DIRECTIVE: All of the material should be reproduced exactly, with pictures left out.
— begin INFORMATION SHOWN —
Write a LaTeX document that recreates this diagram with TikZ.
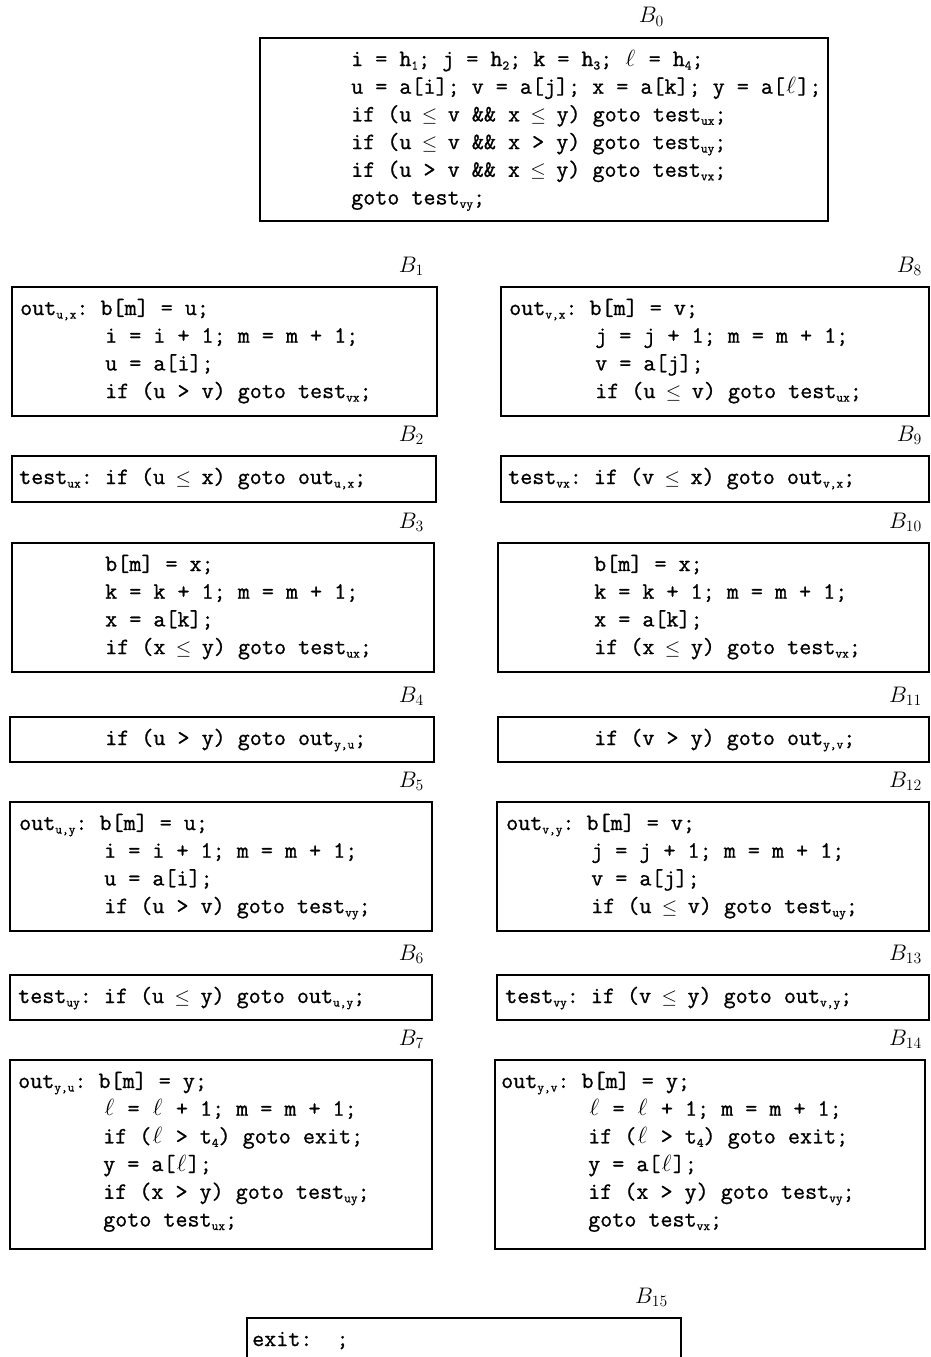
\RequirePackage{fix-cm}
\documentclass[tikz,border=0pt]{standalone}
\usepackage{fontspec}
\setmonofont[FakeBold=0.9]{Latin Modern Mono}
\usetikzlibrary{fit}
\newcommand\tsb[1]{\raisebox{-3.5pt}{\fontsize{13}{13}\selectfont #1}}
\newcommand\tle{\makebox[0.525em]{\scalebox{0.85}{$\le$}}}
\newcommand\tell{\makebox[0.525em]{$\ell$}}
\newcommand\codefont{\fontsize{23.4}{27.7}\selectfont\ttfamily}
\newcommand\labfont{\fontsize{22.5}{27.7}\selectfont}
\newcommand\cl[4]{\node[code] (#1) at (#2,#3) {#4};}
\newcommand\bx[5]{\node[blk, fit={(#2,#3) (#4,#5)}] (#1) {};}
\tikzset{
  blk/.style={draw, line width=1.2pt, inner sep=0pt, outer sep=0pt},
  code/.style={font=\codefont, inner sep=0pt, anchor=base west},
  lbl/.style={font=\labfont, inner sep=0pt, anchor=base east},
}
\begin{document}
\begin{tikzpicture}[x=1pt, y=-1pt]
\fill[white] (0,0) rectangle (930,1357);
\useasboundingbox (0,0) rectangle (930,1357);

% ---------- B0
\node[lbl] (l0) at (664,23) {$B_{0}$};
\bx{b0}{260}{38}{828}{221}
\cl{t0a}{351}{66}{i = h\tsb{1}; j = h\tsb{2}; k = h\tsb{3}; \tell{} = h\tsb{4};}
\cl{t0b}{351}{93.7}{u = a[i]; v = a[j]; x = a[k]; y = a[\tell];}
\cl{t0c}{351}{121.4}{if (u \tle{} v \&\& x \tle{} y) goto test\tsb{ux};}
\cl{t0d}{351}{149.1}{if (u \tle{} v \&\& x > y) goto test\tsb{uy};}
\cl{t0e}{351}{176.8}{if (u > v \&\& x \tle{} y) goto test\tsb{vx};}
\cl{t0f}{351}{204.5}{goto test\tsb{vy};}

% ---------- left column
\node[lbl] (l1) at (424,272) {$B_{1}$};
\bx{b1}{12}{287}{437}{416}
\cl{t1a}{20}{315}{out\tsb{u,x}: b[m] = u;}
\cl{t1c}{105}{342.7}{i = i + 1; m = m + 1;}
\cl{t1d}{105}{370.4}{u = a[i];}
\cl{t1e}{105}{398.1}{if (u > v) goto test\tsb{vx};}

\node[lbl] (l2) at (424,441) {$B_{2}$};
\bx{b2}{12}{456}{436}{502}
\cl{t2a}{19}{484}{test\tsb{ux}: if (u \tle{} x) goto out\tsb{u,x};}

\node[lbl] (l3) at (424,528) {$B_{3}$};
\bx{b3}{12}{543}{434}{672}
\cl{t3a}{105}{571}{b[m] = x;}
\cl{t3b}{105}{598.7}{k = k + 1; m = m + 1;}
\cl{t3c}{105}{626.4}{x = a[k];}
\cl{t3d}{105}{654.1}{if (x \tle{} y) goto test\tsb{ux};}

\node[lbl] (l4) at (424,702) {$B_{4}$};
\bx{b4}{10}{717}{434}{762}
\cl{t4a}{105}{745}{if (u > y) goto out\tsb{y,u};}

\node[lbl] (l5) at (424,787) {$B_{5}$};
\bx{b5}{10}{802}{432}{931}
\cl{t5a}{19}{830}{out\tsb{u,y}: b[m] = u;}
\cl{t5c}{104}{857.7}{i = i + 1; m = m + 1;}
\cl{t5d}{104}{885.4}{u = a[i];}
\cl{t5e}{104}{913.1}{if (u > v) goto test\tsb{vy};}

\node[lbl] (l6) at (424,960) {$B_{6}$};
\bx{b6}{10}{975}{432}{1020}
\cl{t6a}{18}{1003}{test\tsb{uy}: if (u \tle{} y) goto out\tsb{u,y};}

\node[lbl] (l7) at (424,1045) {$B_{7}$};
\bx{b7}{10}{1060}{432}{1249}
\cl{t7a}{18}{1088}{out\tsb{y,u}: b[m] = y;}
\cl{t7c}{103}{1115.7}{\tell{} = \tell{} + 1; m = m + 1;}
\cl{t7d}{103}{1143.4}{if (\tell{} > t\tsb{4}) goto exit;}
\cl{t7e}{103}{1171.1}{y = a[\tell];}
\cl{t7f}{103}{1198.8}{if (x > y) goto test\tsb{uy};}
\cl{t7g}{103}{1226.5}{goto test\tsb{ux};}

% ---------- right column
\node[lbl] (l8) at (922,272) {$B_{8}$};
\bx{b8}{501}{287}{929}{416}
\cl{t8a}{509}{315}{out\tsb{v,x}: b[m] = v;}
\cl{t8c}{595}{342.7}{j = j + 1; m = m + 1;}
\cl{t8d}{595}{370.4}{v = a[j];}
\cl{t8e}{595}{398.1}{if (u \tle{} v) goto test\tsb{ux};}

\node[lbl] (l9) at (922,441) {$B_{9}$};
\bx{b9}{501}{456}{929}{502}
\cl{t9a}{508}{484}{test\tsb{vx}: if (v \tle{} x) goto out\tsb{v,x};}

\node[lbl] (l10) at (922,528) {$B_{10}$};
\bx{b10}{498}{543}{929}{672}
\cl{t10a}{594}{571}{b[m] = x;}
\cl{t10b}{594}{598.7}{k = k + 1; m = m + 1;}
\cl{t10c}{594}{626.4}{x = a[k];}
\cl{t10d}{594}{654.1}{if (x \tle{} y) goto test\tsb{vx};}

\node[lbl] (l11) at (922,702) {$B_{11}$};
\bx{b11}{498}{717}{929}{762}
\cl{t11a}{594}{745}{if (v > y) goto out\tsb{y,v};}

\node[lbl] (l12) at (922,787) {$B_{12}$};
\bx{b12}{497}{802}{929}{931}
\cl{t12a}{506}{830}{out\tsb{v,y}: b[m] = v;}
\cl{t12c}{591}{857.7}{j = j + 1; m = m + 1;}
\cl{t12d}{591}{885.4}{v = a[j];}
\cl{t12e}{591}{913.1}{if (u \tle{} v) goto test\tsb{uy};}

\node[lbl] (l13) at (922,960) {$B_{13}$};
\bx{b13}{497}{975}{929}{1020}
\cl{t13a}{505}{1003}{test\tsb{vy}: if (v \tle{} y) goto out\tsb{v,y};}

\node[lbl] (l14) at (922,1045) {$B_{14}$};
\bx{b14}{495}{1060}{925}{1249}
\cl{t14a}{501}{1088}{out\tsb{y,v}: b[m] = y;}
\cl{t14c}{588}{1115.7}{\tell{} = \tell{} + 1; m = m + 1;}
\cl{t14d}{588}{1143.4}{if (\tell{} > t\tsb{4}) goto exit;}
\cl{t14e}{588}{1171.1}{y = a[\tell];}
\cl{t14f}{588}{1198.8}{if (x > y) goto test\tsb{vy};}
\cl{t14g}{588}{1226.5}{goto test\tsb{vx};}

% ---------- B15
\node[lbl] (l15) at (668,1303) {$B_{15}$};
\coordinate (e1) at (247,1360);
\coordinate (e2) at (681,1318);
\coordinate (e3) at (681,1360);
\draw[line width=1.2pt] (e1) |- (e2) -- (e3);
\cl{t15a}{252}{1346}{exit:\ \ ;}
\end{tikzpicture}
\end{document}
— end INFORMATION SHOWN —
RESULT BELOW:
Write a LaTeX document that recreates this diagram with TikZ.
\RequirePackage{fix-cm}
\documentclass[tikz,border=0pt]{standalone}
\usepackage{fontspec}
\setmonofont[FakeBold=0.9]{Latin Modern Mono}
\usetikzlibrary{fit}
\newcommand\tsb[1]{\raisebox{-3.5pt}{\fontsize{13}{13}\selectfont #1}}
\newcommand\tle{\makebox[0.525em]{\scalebox{0.85}{$\le$}}}
\newcommand\tell{\makebox[0.525em]{$\ell$}}
\newcommand\codefont{\fontsize{23.4}{27.7}\selectfont\ttfamily}
\newcommand\labfont{\fontsize{22.5}{27.7}\selectfont}
\newcommand\cl[4]{\node[code] (#1) at (#2,#3) {#4};}
\newcommand\bx[5]{\node[blk, fit={(#2,#3) (#4,#5)}] (#1) {};}
\tikzset{
  blk/.style={draw, line width=1.2pt, inner sep=0pt, outer sep=0pt},
  code/.style={font=\codefont, inner sep=0pt, anchor=base west},
  lbl/.style={font=\labfont, inner sep=0pt, anchor=base east},
}
\begin{document}
\begin{tikzpicture}[x=1pt, y=-1pt]
\fill[white] (0,0) rectangle (930,1357);
\useasboundingbox (0,0) rectangle (930,1357);

% ---------- B0
\node[lbl] (l0) at (664,23) {$B_{0}$};
\bx{b0}{260}{38}{828}{221}
\cl{t0a}{351}{66}{i = h\tsb{1}; j = h\tsb{2}; k = h\tsb{3}; \tell{} = h\tsb{4};}
\cl{t0b}{351}{93.7}{u = a[i]; v = a[j]; x = a[k]; y = a[\tell];}
\cl{t0c}{351}{121.4}{if (u \tle{} v \&\& x \tle{} y) goto test\tsb{ux};}
\cl{t0d}{351}{149.1}{if (u \tle{} v \&\& x > y) goto test\tsb{uy};}
\cl{t0e}{351}{176.8}{if (u > v \&\& x \tle{} y) goto test\tsb{vx};}
\cl{t0f}{351}{204.5}{goto test\tsb{vy};}

% ---------- left column
\node[lbl] (l1) at (424,272) {$B_{1}$};
\bx{b1}{12}{287}{437}{416}
\cl{t1a}{20}{315}{out\tsb{u,x}: b[m] = u;}
\cl{t1c}{105}{342.7}{i = i + 1; m = m + 1;}
\cl{t1d}{105}{370.4}{u = a[i];}
\cl{t1e}{105}{398.1}{if (u > v) goto test\tsb{vx};}

\node[lbl] (l2) at (424,441) {$B_{2}$};
\bx{b2}{12}{456}{436}{502}
\cl{t2a}{19}{484}{test\tsb{ux}: if (u \tle{} x) goto out\tsb{u,x};}

\node[lbl] (l3) at (424,528) {$B_{3}$};
\bx{b3}{12}{543}{434}{672}
\cl{t3a}{105}{571}{b[m] = x;}
\cl{t3b}{105}{598.7}{k = k + 1; m = m + 1;}
\cl{t3c}{105}{626.4}{x = a[k];}
\cl{t3d}{105}{654.1}{if (x \tle{} y) goto test\tsb{ux};}

\node[lbl] (l4) at (424,702) {$B_{4}$};
\bx{b4}{10}{717}{434}{762}
\cl{t4a}{105}{745}{if (u > y) goto out\tsb{y,u};}

\node[lbl] (l5) at (424,787) {$B_{5}$};
\bx{b5}{10}{802}{432}{931}
\cl{t5a}{19}{830}{out\tsb{u,y}: b[m] = u;}
\cl{t5c}{104}{857.7}{i = i + 1; m = m + 1;}
\cl{t5d}{104}{885.4}{u = a[i];}
\cl{t5e}{104}{913.1}{if (u > v) goto test\tsb{vy};}

\node[lbl] (l6) at (424,960) {$B_{6}$};
\bx{b6}{10}{975}{432}{1020}
\cl{t6a}{18}{1003}{test\tsb{uy}: if (u \tle{} y) goto out\tsb{u,y};}

\node[lbl] (l7) at (424,1045) {$B_{7}$};
\bx{b7}{10}{1060}{432}{1249}
\cl{t7a}{18}{1088}{out\tsb{y,u}: b[m] = y;}
\cl{t7c}{103}{1115.7}{\tell{} = \tell{} + 1; m = m + 1;}
\cl{t7d}{103}{1143.4}{if (\tell{} > t\tsb{4}) goto exit;}
\cl{t7e}{103}{1171.1}{y = a[\tell];}
\cl{t7f}{103}{1198.8}{if (x > y) goto test\tsb{uy};}
\cl{t7g}{103}{1226.5}{goto test\tsb{ux};}

% ---------- right column
\node[lbl] (l8) at (922,272) {$B_{8}$};
\bx{b8}{501}{287}{929}{416}
\cl{t8a}{509}{315}{out\tsb{v,x}: b[m] = v;}
\cl{t8c}{595}{342.7}{j = j + 1; m = m + 1;}
\cl{t8d}{595}{370.4}{v = a[j];}
\cl{t8e}{595}{398.1}{if (u \tle{} v) goto test\tsb{ux};}

\node[lbl] (l9) at (922,441) {$B_{9}$};
\bx{b9}{501}{456}{929}{502}
\cl{t9a}{508}{484}{test\tsb{vx}: if (v \tle{} x) goto out\tsb{v,x};}

\node[lbl] (l10) at (922,528) {$B_{10}$};
\bx{b10}{498}{543}{929}{672}
\cl{t10a}{594}{571}{b[m] = x;}
\cl{t10b}{594}{598.7}{k = k + 1; m = m + 1;}
\cl{t10c}{594}{626.4}{x = a[k];}
\cl{t10d}{594}{654.1}{if (x \tle{} y) goto test\tsb{vx};}

\node[lbl] (l11) at (922,702) {$B_{11}$};
\bx{b11}{498}{717}{929}{762}
\cl{t11a}{594}{745}{if (v > y) goto out\tsb{y,v};}

\node[lbl] (l12) at (922,787) {$B_{12}$};
\bx{b12}{497}{802}{929}{931}
\cl{t12a}{506}{830}{out\tsb{v,y}: b[m] = v;}
\cl{t12c}{591}{857.7}{j = j + 1; m = m + 1;}
\cl{t12d}{591}{885.4}{v = a[j];}
\cl{t12e}{591}{913.1}{if (u \tle{} v) goto test\tsb{uy};}

\node[lbl] (l13) at (922,960) {$B_{13}$};
\bx{b13}{497}{975}{929}{1020}
\cl{t13a}{505}{1003}{test\tsb{vy}: if (v \tle{} y) goto out\tsb{v,y};}

\node[lbl] (l14) at (922,1045) {$B_{14}$};
\bx{b14}{495}{1060}{925}{1249}
\cl{t14a}{501}{1088}{out\tsb{y,v}: b[m] = y;}
\cl{t14c}{588}{1115.7}{\tell{} = \tell{} + 1; m = m + 1;}
\cl{t14d}{588}{1143.4}{if (\tell{} > t\tsb{4}) goto exit;}
\cl{t14e}{588}{1171.1}{y = a[\tell];}
\cl{t14f}{588}{1198.8}{if (x > y) goto test\tsb{vy};}
\cl{t14g}{588}{1226.5}{goto test\tsb{vx};}

% ---------- B15
\node[lbl] (l15) at (668,1303) {$B_{15}$};
\coordinate (e1) at (247,1360);
\coordinate (e2) at (681,1318);
\coordinate (e3) at (681,1360);
\draw[line width=1.2pt] (e1) |- (e2) -- (e3);
\cl{t15a}{252}{1346}{exit:\ \ ;}
\end{tikzpicture}
\end{document}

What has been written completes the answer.